SET EXERCISE => Take the lines from the beginning of the material through the line containing "0.13, 0.09, 0.067, 0.055, 0.04, 0.032, 0.029, 0.022]" and retype them exactly, leaving the pictures out.
● ● ●
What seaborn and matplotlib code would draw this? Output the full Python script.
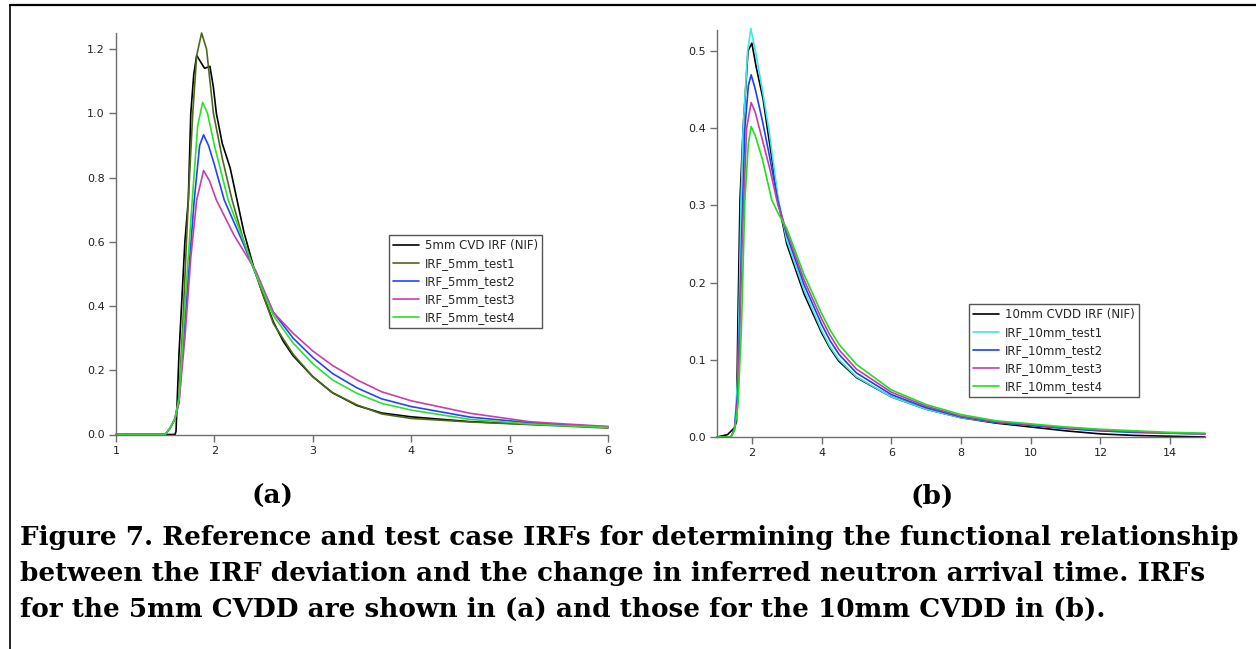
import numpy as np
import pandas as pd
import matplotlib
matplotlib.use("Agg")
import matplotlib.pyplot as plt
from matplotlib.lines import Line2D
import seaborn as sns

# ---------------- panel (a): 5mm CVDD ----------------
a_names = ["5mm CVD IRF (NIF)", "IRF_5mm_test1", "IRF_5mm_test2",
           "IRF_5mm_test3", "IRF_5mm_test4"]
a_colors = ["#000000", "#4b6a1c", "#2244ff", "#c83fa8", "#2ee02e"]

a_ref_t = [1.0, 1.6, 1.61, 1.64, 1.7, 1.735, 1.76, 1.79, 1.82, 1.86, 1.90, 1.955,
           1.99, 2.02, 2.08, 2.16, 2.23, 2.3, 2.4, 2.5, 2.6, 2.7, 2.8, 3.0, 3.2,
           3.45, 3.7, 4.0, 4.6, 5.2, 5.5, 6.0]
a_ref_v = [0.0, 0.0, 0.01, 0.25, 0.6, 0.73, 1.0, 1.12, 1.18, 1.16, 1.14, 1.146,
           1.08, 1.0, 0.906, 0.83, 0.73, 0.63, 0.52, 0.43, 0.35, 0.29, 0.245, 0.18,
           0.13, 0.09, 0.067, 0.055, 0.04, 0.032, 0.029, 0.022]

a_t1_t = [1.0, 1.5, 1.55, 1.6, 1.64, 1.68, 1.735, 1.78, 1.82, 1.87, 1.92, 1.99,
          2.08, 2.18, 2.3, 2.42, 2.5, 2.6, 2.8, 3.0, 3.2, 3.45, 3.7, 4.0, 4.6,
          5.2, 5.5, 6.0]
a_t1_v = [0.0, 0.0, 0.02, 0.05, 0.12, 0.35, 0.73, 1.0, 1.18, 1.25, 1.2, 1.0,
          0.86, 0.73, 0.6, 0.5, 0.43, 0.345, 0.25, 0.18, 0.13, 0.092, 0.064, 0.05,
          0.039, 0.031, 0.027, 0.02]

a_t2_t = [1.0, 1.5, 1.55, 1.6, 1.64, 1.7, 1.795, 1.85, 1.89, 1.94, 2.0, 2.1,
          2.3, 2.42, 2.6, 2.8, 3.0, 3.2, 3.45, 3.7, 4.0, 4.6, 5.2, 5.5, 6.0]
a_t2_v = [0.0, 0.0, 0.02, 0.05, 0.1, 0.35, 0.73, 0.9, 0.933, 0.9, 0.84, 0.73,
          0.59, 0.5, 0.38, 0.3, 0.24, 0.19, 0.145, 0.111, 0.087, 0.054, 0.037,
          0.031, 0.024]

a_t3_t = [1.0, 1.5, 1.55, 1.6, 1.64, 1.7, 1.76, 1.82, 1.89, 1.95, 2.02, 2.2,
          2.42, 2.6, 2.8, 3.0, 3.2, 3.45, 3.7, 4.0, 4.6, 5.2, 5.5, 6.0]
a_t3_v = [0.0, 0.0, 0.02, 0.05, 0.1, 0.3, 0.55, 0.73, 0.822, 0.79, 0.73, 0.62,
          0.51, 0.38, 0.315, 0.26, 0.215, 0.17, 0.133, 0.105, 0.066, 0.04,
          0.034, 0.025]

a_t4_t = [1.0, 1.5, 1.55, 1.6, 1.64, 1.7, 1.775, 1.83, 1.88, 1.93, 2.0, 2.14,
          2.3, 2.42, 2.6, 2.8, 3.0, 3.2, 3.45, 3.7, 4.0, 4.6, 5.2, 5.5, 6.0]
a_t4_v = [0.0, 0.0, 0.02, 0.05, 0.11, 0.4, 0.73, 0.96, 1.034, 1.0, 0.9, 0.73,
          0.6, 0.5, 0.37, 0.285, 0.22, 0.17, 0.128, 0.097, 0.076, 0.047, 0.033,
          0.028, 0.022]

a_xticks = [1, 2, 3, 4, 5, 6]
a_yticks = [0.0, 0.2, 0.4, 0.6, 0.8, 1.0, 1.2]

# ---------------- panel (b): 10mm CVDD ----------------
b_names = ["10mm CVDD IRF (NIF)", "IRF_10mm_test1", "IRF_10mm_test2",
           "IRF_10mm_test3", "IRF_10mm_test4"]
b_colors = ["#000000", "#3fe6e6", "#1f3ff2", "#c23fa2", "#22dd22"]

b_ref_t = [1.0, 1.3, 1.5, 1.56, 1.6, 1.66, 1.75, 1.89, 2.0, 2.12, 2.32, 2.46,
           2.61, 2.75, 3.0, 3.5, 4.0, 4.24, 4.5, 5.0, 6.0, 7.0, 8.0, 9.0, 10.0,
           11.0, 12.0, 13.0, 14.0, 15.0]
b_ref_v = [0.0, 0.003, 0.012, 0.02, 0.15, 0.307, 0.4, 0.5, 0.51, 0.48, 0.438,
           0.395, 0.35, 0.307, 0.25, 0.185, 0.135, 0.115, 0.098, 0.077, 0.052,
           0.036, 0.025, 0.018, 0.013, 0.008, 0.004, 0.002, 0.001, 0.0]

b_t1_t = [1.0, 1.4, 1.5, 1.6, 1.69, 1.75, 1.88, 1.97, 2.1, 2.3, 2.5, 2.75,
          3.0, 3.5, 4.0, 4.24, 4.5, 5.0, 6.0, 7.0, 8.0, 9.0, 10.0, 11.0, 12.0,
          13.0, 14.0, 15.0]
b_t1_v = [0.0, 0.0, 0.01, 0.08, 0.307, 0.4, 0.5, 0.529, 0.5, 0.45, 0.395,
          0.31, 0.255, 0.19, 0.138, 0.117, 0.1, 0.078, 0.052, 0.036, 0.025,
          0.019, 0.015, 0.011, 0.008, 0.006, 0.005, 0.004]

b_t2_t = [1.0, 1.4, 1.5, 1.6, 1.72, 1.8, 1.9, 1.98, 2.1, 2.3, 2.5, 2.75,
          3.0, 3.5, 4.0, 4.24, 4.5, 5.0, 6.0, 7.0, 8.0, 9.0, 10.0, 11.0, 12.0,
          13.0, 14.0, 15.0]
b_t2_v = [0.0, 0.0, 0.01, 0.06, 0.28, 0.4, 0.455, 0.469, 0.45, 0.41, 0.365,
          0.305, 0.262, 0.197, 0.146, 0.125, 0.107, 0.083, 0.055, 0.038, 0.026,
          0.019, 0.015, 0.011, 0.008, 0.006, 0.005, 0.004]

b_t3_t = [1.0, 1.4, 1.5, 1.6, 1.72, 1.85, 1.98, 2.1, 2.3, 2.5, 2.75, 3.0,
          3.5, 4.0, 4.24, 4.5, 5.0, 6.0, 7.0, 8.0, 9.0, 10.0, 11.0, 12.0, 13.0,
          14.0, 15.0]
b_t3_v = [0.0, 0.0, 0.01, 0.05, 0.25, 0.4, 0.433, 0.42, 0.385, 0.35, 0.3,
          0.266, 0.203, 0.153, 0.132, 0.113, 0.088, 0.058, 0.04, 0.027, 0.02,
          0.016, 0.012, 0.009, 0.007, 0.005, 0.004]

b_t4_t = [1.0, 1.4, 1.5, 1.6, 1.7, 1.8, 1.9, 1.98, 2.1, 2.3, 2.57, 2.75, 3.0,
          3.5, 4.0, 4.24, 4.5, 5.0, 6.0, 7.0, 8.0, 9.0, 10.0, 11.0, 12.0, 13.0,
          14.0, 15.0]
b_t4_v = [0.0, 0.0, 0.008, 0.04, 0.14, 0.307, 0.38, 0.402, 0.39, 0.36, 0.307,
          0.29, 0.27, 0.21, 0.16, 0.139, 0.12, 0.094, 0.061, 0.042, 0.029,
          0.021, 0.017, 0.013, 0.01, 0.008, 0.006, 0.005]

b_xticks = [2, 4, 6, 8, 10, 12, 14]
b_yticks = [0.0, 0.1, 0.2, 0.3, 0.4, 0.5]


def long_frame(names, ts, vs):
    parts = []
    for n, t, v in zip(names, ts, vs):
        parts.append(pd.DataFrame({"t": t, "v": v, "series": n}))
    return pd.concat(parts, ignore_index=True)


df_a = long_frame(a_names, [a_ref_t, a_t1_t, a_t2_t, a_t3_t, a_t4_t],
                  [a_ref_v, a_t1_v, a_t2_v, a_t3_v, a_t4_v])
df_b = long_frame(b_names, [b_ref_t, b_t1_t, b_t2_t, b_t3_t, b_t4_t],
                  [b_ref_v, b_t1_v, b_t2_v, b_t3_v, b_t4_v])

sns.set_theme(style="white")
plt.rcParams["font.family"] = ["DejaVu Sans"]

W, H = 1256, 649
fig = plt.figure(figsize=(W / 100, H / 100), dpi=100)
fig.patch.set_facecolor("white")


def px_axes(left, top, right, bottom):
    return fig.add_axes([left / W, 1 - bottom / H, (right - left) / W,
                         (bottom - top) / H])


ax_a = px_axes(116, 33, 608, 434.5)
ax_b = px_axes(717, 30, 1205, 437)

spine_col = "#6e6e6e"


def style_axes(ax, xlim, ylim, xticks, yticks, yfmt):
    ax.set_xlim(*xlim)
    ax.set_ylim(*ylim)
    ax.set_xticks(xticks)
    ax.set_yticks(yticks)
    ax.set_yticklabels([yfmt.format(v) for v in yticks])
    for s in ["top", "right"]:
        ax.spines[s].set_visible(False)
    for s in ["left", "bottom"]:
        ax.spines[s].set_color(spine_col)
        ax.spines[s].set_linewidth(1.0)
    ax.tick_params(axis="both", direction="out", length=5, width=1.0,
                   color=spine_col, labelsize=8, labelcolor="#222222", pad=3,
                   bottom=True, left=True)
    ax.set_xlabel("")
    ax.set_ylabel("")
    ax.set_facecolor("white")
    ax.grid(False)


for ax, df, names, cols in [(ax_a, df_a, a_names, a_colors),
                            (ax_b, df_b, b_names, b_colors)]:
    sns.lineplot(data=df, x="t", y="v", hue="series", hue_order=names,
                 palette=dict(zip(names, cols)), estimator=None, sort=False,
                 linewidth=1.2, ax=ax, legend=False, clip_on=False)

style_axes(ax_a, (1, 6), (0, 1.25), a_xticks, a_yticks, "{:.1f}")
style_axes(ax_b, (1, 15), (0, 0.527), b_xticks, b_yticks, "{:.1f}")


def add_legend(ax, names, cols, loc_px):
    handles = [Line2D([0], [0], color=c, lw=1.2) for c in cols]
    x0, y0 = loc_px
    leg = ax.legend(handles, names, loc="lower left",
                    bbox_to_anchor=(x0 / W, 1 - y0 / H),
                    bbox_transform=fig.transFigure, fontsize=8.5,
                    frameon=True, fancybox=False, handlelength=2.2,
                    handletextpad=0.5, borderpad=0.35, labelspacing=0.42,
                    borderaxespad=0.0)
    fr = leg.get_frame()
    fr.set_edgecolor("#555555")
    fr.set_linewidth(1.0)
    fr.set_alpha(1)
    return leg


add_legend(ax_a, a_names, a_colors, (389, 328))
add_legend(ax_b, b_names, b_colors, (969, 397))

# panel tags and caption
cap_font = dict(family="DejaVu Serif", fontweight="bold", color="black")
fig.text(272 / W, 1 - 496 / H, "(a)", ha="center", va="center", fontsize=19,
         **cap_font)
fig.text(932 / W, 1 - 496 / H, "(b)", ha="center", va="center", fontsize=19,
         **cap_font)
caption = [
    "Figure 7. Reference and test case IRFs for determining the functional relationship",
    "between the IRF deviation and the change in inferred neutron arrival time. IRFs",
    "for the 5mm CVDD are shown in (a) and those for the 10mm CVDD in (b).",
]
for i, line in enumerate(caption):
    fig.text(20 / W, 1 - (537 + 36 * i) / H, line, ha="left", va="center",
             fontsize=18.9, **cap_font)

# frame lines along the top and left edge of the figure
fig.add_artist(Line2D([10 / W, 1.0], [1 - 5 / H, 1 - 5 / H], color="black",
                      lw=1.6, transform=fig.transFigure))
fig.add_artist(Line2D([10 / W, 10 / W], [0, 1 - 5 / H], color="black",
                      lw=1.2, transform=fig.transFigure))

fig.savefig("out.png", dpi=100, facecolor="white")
● ● ●
EXERCISE RESPONSE =>
What seaborn and matplotlib code would draw this? Output the full Python script.
import numpy as np
import pandas as pd
import matplotlib
matplotlib.use("Agg")
import matplotlib.pyplot as plt
from matplotlib.lines import Line2D
import seaborn as sns

# ---------------- panel (a): 5mm CVDD ----------------
a_names = ["5mm CVD IRF (NIF)", "IRF_5mm_test1", "IRF_5mm_test2",
           "IRF_5mm_test3", "IRF_5mm_test4"]
a_colors = ["#000000", "#4b6a1c", "#2244ff", "#c83fa8", "#2ee02e"]

a_ref_t = [1.0, 1.6, 1.61, 1.64, 1.7, 1.735, 1.76, 1.79, 1.82, 1.86, 1.90, 1.955,
           1.99, 2.02, 2.08, 2.16, 2.23, 2.3, 2.4, 2.5, 2.6, 2.7, 2.8, 3.0, 3.2,
           3.45, 3.7, 4.0, 4.6, 5.2, 5.5, 6.0]
a_ref_v = [0.0, 0.0, 0.01, 0.25, 0.6, 0.73, 1.0, 1.12, 1.18, 1.16, 1.14, 1.146,
           1.08, 1.0, 0.906, 0.83, 0.73, 0.63, 0.52, 0.43, 0.35, 0.29, 0.245, 0.18,
           0.13, 0.09, 0.067, 0.055, 0.04, 0.032, 0.029, 0.022]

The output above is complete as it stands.